Still, water got my attention again. I was at Millennium Park in downtown Chicago over the weekend. It was a beautiful, warm, sunny day and I was sitting on the low wall/bench along the sides of Crown Fountain. Crown Fountain is a rectangular plaza, about 200 feet long, with a rectangular tower at each end. Water showers straight down the sides of the towers and floods the plaza with an inch or two of water. (Water also occasionally shoots several feet into the plaza from the towers.) Dozens of people were playing in the water on the plaza as I watched.

And as I watched, it struck me how strange all those people playing there really was.

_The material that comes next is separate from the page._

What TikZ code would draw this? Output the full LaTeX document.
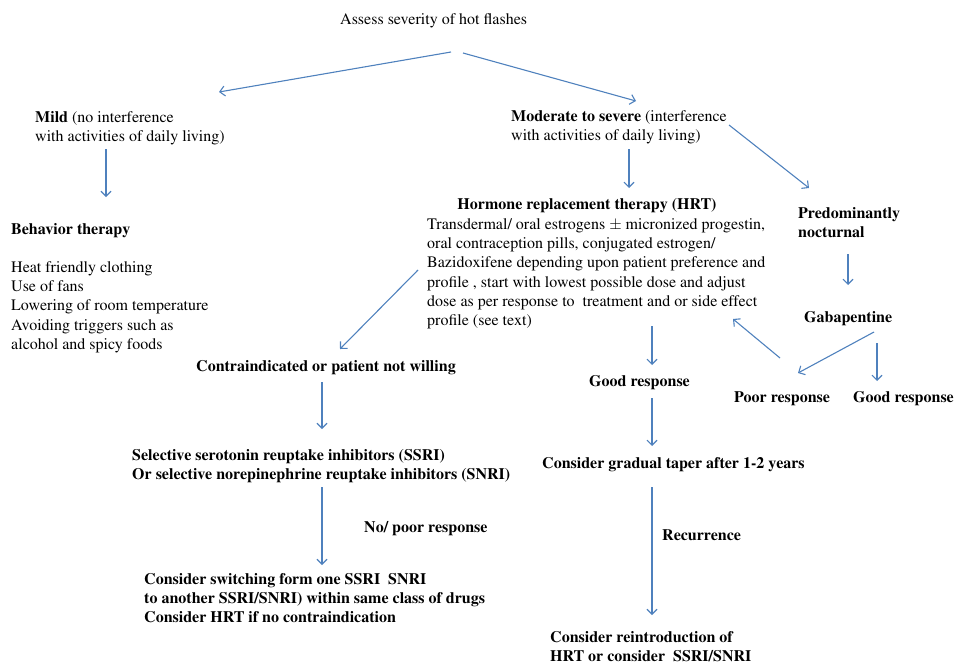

Essentially, the fountain is an inch of water on the ground. Sure, you can stand under the showering towers, and plenty of kids were. But many more were playing in the larger space of the plaza and its inch of water. A giant puddle, really. What’s so interesting about an inch of water on the ground? It wasn’t a hot day, with uncomfortable people trying to cool off. It wasn’t just kids playing. It was babies slapping at the water, parents chasing children, teenagers posing in groups and taking pictures with their phones, couples strolling through holding hands. It was all races and, I’m guessing, all economic levels. And it was happening in a place where water is abundant. It’s not like most of these people didn’t have access to water anywhere else. But yet they were all playing – some for quite a long time – in this giant puddle.

And it struck me, as it does from time to time, how elemental water is. How people – all people – are drawn to it, moved to cover themselves in it, share life and community in it, and celebrate a beautiful day in it. The fact that water is essential not just to living but Life is often removed from my day-to-day consciousness. But that day, our connection to this most basic substance of the planet was on display, and I am grateful that I was given the opportunity to sit down and notice it.

As we enter the summer months of heat and drying landscapes, I hope to carry with me the remembrance of my water-filled week. I will try to be mindful of not only my own dependence on water, but also the fact that everyone else in the world depends on it, too. May this understanding and awareness shape my actions and make me a better steward of this most elemental aspect of Life. And may you have your own similar moments.